--- BEGIN Dataset content ---

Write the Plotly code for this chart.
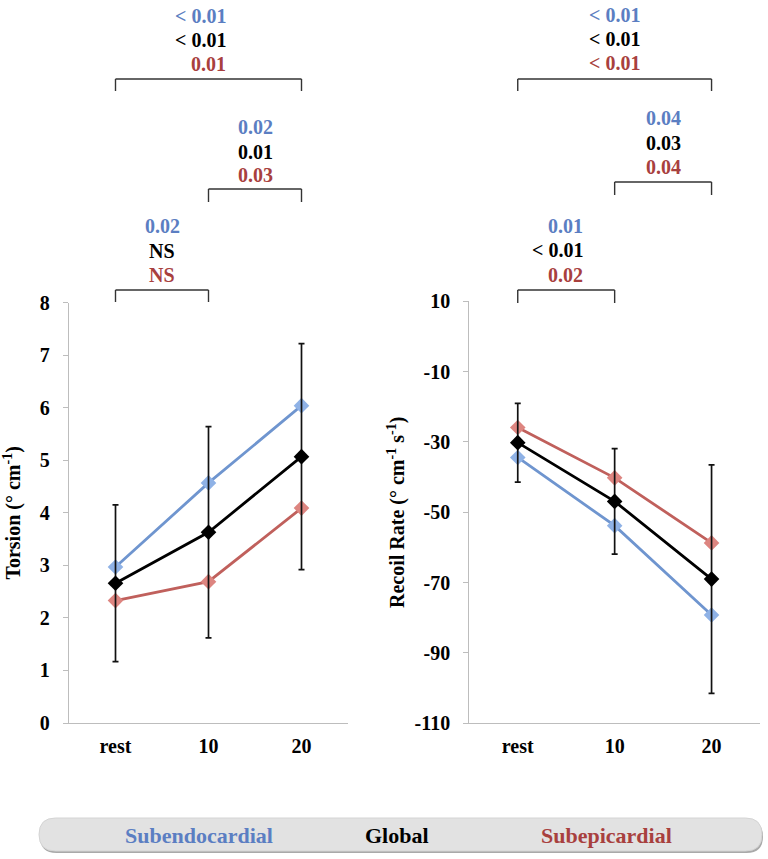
import plotly.graph_objects as go

# ---------------------------------------------------------------------------
# Data
# ---------------------------------------------------------------------------

categories = ["rest", "10", "20"]

torsion_endo = [2.97, 4.57, 6.04]
torsion_global = [2.66, 3.63, 5.07]
torsion_epi = [2.33, 2.69, 4.09]
torsion_global_sd = [1.49, 2.01, 2.15]

recoil_endo = [-34.4, -53.8, -79.2]
recoil_global = [-30.2, -46.9, -69.0]
recoil_epi = [-25.9, -40.2, -58.7]
recoil_global_sd = [11.2, 15.0, 32.5]

recoil_ticks = [10, -10, -30, -50, -70, -90, -110]

# p-values per comparison: [subendocardial, global, subepicardial]
torsion_p_rest_20 = ["< 0.01", "< 0.01", "0.01"]
torsion_p_10_20 = ["0.02", "0.01", "0.03"]
torsion_p_rest_10 = ["0.02", "NS", "NS"]
recoil_p_rest_20 = ["< 0.01", "< 0.01", "< 0.01"]
recoil_p_10_20 = ["0.04", "0.03", "0.04"]
recoil_p_rest_10 = ["0.01", "< 0.01", "0.02"]

legend_labels = ["Subendocardial", "Global", "Subepicardial"]

# ---------------------------------------------------------------------------
# Style
# ---------------------------------------------------------------------------

W, H = 768, 859
FONT = "Liberation Serif, Times New Roman, serif"

BLUE_LINE = "#6f95cf"
BLUE_MARK = "#8fb2e6"
RED_LINE = "#c0605c"
RED_MARK = "#dd8580"
BLUE_TEXT = "#5b7ec2"
RED_TEXT = "#a8403e"
BLACK = "#000000"
AXIS = "#bdbdbd"
TEXT_COLORS = [BLUE_TEXT, BLACK, RED_TEXT]


def px_x(x):
    return x / W


def px_y(y):
    return 1 - y / H


fig = go.Figure()


def add_panel(xa, ya, endo, glob, epi, sd):
    fig.add_trace(go.Scatter(
        x=categories, y=endo, xaxis=xa, yaxis=ya, mode="lines+markers",
        line=dict(color=BLUE_LINE, width=2.8),
        marker=dict(symbol="diamond", size=12, color=BLUE_MARK),
        showlegend=False,
    ))
    fig.add_trace(go.Scatter(
        x=categories, y=epi, xaxis=xa, yaxis=ya, mode="lines+markers",
        line=dict(color=RED_LINE, width=2.8),
        marker=dict(symbol="diamond", size=12, color=RED_MARK),
        showlegend=False,
    ))
    fig.add_trace(go.Scatter(
        x=categories, y=glob, xaxis=xa, yaxis=ya, mode="lines+markers",
        line=dict(color=BLACK, width=2.8),
        marker=dict(symbol="diamond", size=12, color=BLACK),
        error_y=dict(type="data", array=sd, visible=True,
                     color="#111111", thickness=1.7, width=3),
        showlegend=False,
    ))


add_panel("x", "y", torsion_endo, torsion_global, torsion_epi, torsion_global_sd)
add_panel("x2", "y2", recoil_endo, recoil_global, recoil_epi, recoil_global_sd)

tick_font = dict(family=FONT, size=20, color=BLACK, weight="bold")

common_x = dict(
    type="category", range=[-0.5, 2.5], showline=True, linecolor=AXIS,
    linewidth=1.3, ticks="", showgrid=False, zeroline=False,
    tickfont=tick_font, automargin=False, ticklabelstandoff=5,
    fixedrange=True,
)
common_y = dict(
    showline=True, linecolor=AXIS, linewidth=1.3, ticks="outside",
    ticklen=5, tickcolor=AXIS, showgrid=False, zeroline=False,
    tickfont=tick_font, automargin=False, ticklabelstandoff=9,
    fixedrange=True,
)

fig.update_layout(
    width=W, height=H,
    margin=dict(l=0, r=0, t=0, b=0),
    paper_bgcolor="white", plot_bgcolor="white",
    font=dict(family=FONT, color=BLACK),
    xaxis=dict(domain=[px_x(69), px_x(348)], anchor="y", **common_x),
    yaxis=dict(
        domain=[px_y(723), px_y(302.7)], anchor="x", range=[0, 8], dtick=1,
        title=dict(text="Torsion (° cm<sup>-1</sup>)", standoff=14,
                   font=dict(family=FONT, size=20, color=BLACK, weight="bold")),
        **common_y,
    ),
    xaxis2=dict(domain=[px_x(469.3), px_x(760)], anchor="y2", **common_x),
    yaxis2=dict(
        domain=[px_y(723.3), px_y(301.3)], anchor="x2", range=[-110, 10],
        tickmode="array", tickvals=recoil_ticks,
        ticktext=[str(v) for v in recoil_ticks],
        title=dict(text="Recoil Rate (° cm<sup>-1</sup> s<sup>-1</sup>)", standoff=4,
                   font=dict(family=FONT, size=20, color=BLACK, weight="bold")),
        **common_y,
    ),
)

# ---------------------------------------------------------------------------
# Significance brackets with p-values
# ---------------------------------------------------------------------------

BRACKET = dict(color="#333333", width=1.4)


def add_bracket(xref, i0, i1, y_top, y_bot, pvals, y_texts, anchor="center", shift=0):
    for a, b, c, d in [(i0, y_bot, i0, y_top), (i0, y_top, i1, y_top), (i1, y_top, i1, y_bot)]:
        fig.add_shape(type="line", xref=xref, yref="paper",
                      x0=a, y0=px_y(b), x1=c, y1=px_y(d), line=BRACKET)
    mid = (i0 + i1) / 2
    for text, yt, col in zip(pvals, y_texts, TEXT_COLORS):
        fig.add_annotation(
            xref=xref, yref="paper", x=mid, y=px_y(yt), text=text,
            showarrow=False, xanchor=anchor, yanchor="middle", xshift=shift,
            font=dict(family=FONT, size=20, color=col, weight="bold"),
        )


add_bracket("x", 0, 2, 79, 91, torsion_p_rest_20, [16, 40, 64], anchor="right", shift=19)
add_bracket("x", 1, 2, 189, 202, torsion_p_10_20, [127, 152, 175])
add_bracket("x", 0, 1, 290, 302, torsion_p_rest_10, [226, 251, 275])

add_bracket("x2", 0, 2, 79, 91, recoil_p_rest_20, [15, 39, 63])
add_bracket("x2", 1, 2, 182, 195, recoil_p_10_20, [118, 143, 167])
add_bracket("x2", 0, 1, 290, 303, recoil_p_rest_10, [226, 250, 275], anchor="right", shift=19)

# ---------------------------------------------------------------------------
# Legend bar
# ---------------------------------------------------------------------------


def pill_path(x0, y0, x1, y1):
    r = (y1 - y0) / 2
    ym = (y0 + y1) / 2
    pts = [
        f"M{px_x(x0 + r)},{px_y(y0)}",
        f"L{px_x(x1 - r)},{px_y(y0)}",
        f"Q{px_x(x1)},{px_y(y0)} {px_x(x1)},{px_y(ym)}",
        f"Q{px_x(x1)},{px_y(y1)} {px_x(x1 - r)},{px_y(y1)}",
        f"L{px_x(x0 + r)},{px_y(y1)}",
        f"Q{px_x(x0)},{px_y(y1)} {px_x(x0)},{px_y(ym)}",
        f"Q{px_x(x0)},{px_y(y0)} {px_x(x0 + r)},{px_y(y0)}",
        "Z",
    ]
    return " ".join(pts)


fig.add_shape(type="path", xref="paper", yref="paper",
              path=pill_path(40, 820, 763, 853),
              fillcolor="#a9a9a9", line=dict(width=0), layer="below")
fig.add_shape(type="path", xref="paper", yref="paper",
              path=pill_path(39, 818, 762, 851),
              fillcolor="#e2e2e2", line=dict(color="#d4d4d4", width=1), layer="below")

for label, xc, col in zip(legend_labels, [199, 397, 606], TEXT_COLORS):
    fig.add_annotation(
        xref="paper", yref="paper", x=px_x(xc), y=px_y(835), text=label,
        showarrow=False, xanchor="center", yanchor="middle",
        font=dict(family=FONT, size=22, color=col, weight="bold"),
    )

fig.write_html(
    "out.html",
    config=dict(displayModeBar=False),
    post_script="document.body.style.margin='0';document.body.style.overflow='hidden';",
)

--- END Dataset content ---

### The request
Give every line back word for word and leave the pictures out.

### Written reply
Write the Plotly code for this chart.
import plotly.graph_objects as go

# ---------------------------------------------------------------------------
# Data
# ---------------------------------------------------------------------------

categories = ["rest", "10", "20"]

torsion_endo = [2.97, 4.57, 6.04]
torsion_global = [2.66, 3.63, 5.07]
torsion_epi = [2.33, 2.69, 4.09]
torsion_global_sd = [1.49, 2.01, 2.15]

recoil_endo = [-34.4, -53.8, -79.2]
recoil_global = [-30.2, -46.9, -69.0]
recoil_epi = [-25.9, -40.2, -58.7]
recoil_global_sd = [11.2, 15.0, 32.5]

recoil_ticks = [10, -10, -30, -50, -70, -90, -110]

# p-values per comparison: [subendocardial, global, subepicardial]
torsion_p_rest_20 = ["< 0.01", "< 0.01", "0.01"]
torsion_p_10_20 = ["0.02", "0.01", "0.03"]
torsion_p_rest_10 = ["0.02", "NS", "NS"]
recoil_p_rest_20 = ["< 0.01", "< 0.01", "< 0.01"]
recoil_p_10_20 = ["0.04", "0.03", "0.04"]
recoil_p_rest_10 = ["0.01", "< 0.01", "0.02"]

legend_labels = ["Subendocardial", "Global", "Subepicardial"]

# ---------------------------------------------------------------------------
# Style
# ---------------------------------------------------------------------------

W, H = 768, 859
FONT = "Liberation Serif, Times New Roman, serif"

BLUE_LINE = "#6f95cf"
BLUE_MARK = "#8fb2e6"
RED_LINE = "#c0605c"
RED_MARK = "#dd8580"
BLUE_TEXT = "#5b7ec2"
RED_TEXT = "#a8403e"
BLACK = "#000000"
AXIS = "#bdbdbd"
TEXT_COLORS = [BLUE_TEXT, BLACK, RED_TEXT]


def px_x(x):
    return x / W


def px_y(y):
    return 1 - y / H


fig = go.Figure()


def add_panel(xa, ya, endo, glob, epi, sd):
    fig.add_trace(go.Scatter(
        x=categories, y=endo, xaxis=xa, yaxis=ya, mode="lines+markers",
        line=dict(color=BLUE_LINE, width=2.8),
        marker=dict(symbol="diamond", size=12, color=BLUE_MARK),
        showlegend=False,
    ))
    fig.add_trace(go.Scatter(
        x=categories, y=epi, xaxis=xa, yaxis=ya, mode="lines+markers",
        line=dict(color=RED_LINE, width=2.8),
        marker=dict(symbol="diamond", size=12, color=RED_MARK),
        showlegend=False,
    ))
    fig.add_trace(go.Scatter(
        x=categories, y=glob, xaxis=xa, yaxis=ya, mode="lines+markers",
        line=dict(color=BLACK, width=2.8),
        marker=dict(symbol="diamond", size=12, color=BLACK),
        error_y=dict(type="data", array=sd, visible=True,
                     color="#111111", thickness=1.7, width=3),
        showlegend=False,
    ))


add_panel("x", "y", torsion_endo, torsion_global, torsion_epi, torsion_global_sd)
add_panel("x2", "y2", recoil_endo, recoil_global, recoil_epi, recoil_global_sd)

tick_font = dict(family=FONT, size=20, color=BLACK, weight="bold")

common_x = dict(
    type="category", range=[-0.5, 2.5], showline=True, linecolor=AXIS,
    linewidth=1.3, ticks="", showgrid=False, zeroline=False,
    tickfont=tick_font, automargin=False, ticklabelstandoff=5,
    fixedrange=True,
)
common_y = dict(
    showline=True, linecolor=AXIS, linewidth=1.3, ticks="outside",
    ticklen=5, tickcolor=AXIS, showgrid=False, zeroline=False,
    tickfont=tick_font, automargin=False, ticklabelstandoff=9,
    fixedrange=True,
)

fig.update_layout(
    width=W, height=H,
    margin=dict(l=0, r=0, t=0, b=0),
    paper_bgcolor="white", plot_bgcolor="white",
    font=dict(family=FONT, color=BLACK),
    xaxis=dict(domain=[px_x(69), px_x(348)], anchor="y", **common_x),
    yaxis=dict(
        domain=[px_y(723), px_y(302.7)], anchor="x", range=[0, 8], dtick=1,
        title=dict(text="Torsion (° cm<sup>-1</sup>)", standoff=14,
                   font=dict(family=FONT, size=20, color=BLACK, weight="bold")),
        **common_y,
    ),
    xaxis2=dict(domain=[px_x(469.3), px_x(760)], anchor="y2", **common_x),
    yaxis2=dict(
        domain=[px_y(723.3), px_y(301.3)], anchor="x2", range=[-110, 10],
        tickmode="array", tickvals=recoil_ticks,
        ticktext=[str(v) for v in recoil_ticks],
        title=dict(text="Recoil Rate (° cm<sup>-1</sup> s<sup>-1</sup>)", standoff=4,
                   font=dict(family=FONT, size=20, color=BLACK, weight="bold")),
        **common_y,
    ),
)

# ---------------------------------------------------------------------------
# Significance brackets with p-values
# ---------------------------------------------------------------------------

BRACKET = dict(color="#333333", width=1.4)


def add_bracket(xref, i0, i1, y_top, y_bot, pvals, y_texts, anchor="center", shift=0):
    for a, b, c, d in [(i0, y_bot, i0, y_top), (i0, y_top, i1, y_top), (i1, y_top, i1, y_bot)]:
        fig.add_shape(type="line", xref=xref, yref="paper",
                      x0=a, y0=px_y(b), x1=c, y1=px_y(d), line=BRACKET)
    mid = (i0 + i1) / 2
    for text, yt, col in zip(pvals, y_texts, TEXT_COLORS):
        fig.add_annotation(
            xref=xref, yref="paper", x=mid, y=px_y(yt), text=text,
            showarrow=False, xanchor=anchor, yanchor="middle", xshift=shift,
            font=dict(family=FONT, size=20, color=col, weight="bold"),
        )


add_bracket("x", 0, 2, 79, 91, torsion_p_rest_20, [16, 40, 64], anchor="right", shift=19)
add_bracket("x", 1, 2, 189, 202, torsion_p_10_20, [127, 152, 175])
add_bracket("x", 0, 1, 290, 302, torsion_p_rest_10, [226, 251, 275])

add_bracket("x2", 0, 2, 79, 91, recoil_p_rest_20, [15, 39, 63])
add_bracket("x2", 1, 2, 182, 195, recoil_p_10_20, [118, 143, 167])
add_bracket("x2", 0, 1, 290, 303, recoil_p_rest_10, [226, 250, 275], anchor="right", shift=19)

# ---------------------------------------------------------------------------
# Legend bar
# ---------------------------------------------------------------------------


def pill_path(x0, y0, x1, y1):
    r = (y1 - y0) / 2
    ym = (y0 + y1) / 2
    pts = [
        f"M{px_x(x0 + r)},{px_y(y0)}",
        f"L{px_x(x1 - r)},{px_y(y0)}",
        f"Q{px_x(x1)},{px_y(y0)} {px_x(x1)},{px_y(ym)}",
        f"Q{px_x(x1)},{px_y(y1)} {px_x(x1 - r)},{px_y(y1)}",
        f"L{px_x(x0 + r)},{px_y(y1)}",
        f"Q{px_x(x0)},{px_y(y1)} {px_x(x0)},{px_y(ym)}",
        f"Q{px_x(x0)},{px_y(y0)} {px_x(x0 + r)},{px_y(y0)}",
        "Z",
    ]
    return " ".join(pts)


fig.add_shape(type="path", xref="paper", yref="paper",
              path=pill_path(40, 820, 763, 853),
              fillcolor="#a9a9a9", line=dict(width=0), layer="below")
fig.add_shape(type="path", xref="paper", yref="paper",
              path=pill_path(39, 818, 762, 851),
              fillcolor="#e2e2e2", line=dict(color="#d4d4d4", width=1), layer="below")

for label, xc, col in zip(legend_labels, [199, 397, 606], TEXT_COLORS):
    fig.add_annotation(
        xref="paper", yref="paper", x=px_x(xc), y=px_y(835), text=label,
        showarrow=False, xanchor="center", yanchor="middle",
        font=dict(family=FONT, size=22, color=col, weight="bold"),
    )

fig.write_html(
    "out.html",
    config=dict(displayModeBar=False),
    post_script="document.body.style.margin='0';document.body.style.overflow='hidden';",
)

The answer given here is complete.